What this task involves:
Copy each line that holds "matplotlib".
** BEGIN Dataset excerpts **
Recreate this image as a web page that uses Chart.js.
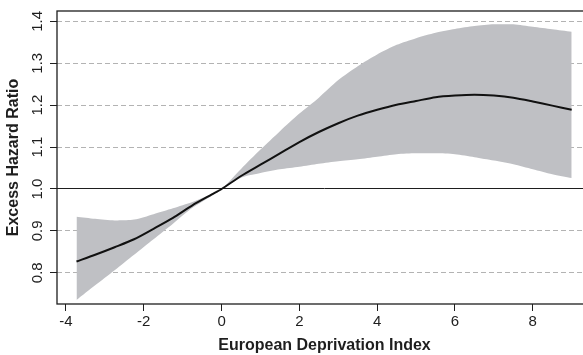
** END Dataset excerpts **
** BEGIN Dataset excerpts **
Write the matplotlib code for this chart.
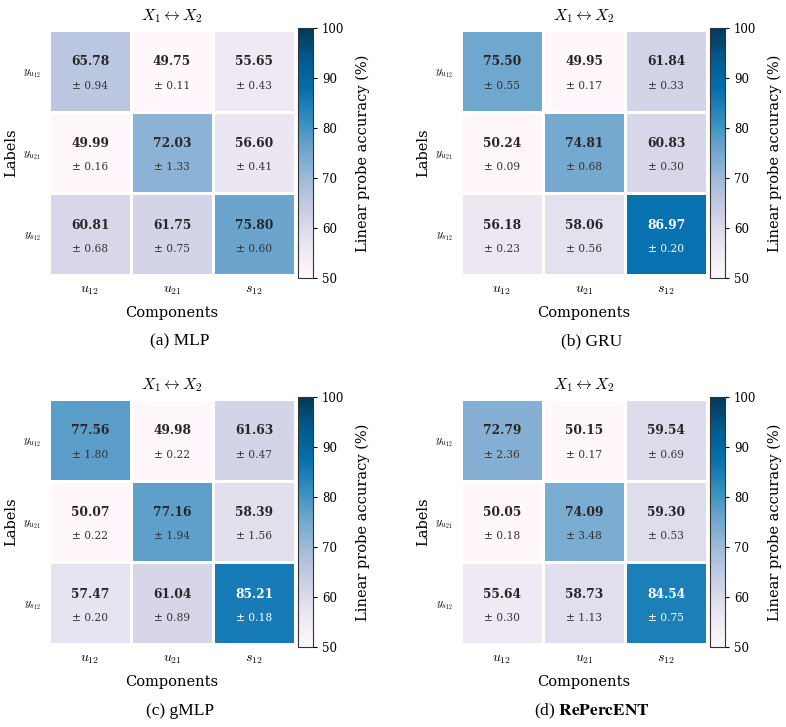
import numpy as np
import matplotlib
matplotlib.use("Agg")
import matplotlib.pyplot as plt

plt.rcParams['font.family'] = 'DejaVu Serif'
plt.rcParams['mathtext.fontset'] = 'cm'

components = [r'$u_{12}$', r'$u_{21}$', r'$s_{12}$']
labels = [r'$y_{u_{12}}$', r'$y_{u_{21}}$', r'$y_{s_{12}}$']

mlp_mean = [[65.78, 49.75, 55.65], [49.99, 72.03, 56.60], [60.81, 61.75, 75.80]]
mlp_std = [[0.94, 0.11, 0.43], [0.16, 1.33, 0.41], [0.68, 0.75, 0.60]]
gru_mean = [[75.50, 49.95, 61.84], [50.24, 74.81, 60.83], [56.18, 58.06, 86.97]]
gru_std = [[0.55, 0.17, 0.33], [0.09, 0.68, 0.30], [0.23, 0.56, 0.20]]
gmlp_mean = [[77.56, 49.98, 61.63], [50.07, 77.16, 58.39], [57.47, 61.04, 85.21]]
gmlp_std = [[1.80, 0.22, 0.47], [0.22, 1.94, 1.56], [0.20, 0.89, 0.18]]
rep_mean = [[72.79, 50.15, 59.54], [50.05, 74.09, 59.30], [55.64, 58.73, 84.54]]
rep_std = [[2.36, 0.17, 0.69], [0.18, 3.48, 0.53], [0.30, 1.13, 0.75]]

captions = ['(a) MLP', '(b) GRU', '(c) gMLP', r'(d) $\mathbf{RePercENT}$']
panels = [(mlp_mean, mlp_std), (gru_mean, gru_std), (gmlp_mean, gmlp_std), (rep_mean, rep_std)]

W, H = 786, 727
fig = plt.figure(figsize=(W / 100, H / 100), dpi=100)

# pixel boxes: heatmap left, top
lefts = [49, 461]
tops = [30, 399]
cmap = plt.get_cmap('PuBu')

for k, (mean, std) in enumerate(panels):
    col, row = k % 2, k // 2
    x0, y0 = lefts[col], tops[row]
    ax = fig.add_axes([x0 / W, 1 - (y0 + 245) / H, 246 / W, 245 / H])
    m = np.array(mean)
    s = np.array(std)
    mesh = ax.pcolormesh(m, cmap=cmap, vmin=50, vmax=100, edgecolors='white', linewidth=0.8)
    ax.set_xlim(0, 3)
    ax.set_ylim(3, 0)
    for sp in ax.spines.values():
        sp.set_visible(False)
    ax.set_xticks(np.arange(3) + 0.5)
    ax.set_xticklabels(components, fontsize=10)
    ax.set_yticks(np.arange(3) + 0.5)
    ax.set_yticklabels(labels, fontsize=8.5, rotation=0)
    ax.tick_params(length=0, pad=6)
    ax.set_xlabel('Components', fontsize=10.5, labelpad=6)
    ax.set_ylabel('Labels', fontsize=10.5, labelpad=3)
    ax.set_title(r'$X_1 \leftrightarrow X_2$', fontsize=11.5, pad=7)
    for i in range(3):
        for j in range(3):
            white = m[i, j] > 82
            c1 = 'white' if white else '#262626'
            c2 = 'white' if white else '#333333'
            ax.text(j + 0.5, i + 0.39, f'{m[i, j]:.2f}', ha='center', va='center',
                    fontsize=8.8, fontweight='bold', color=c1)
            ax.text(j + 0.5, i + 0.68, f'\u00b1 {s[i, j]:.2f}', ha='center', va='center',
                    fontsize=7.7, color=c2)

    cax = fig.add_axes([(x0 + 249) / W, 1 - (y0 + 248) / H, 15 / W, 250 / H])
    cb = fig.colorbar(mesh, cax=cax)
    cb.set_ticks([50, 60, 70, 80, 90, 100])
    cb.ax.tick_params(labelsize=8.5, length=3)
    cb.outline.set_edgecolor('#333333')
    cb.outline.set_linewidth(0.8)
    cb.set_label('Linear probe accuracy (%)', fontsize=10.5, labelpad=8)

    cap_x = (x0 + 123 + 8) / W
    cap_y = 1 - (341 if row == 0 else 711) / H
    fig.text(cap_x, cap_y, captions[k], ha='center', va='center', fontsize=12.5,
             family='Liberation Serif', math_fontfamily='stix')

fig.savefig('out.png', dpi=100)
** END Dataset excerpts **
Worked answer:
Write the matplotlib code for this chart.
import matplotlib
matplotlib.use("Agg")
import matplotlib.pyplot as plt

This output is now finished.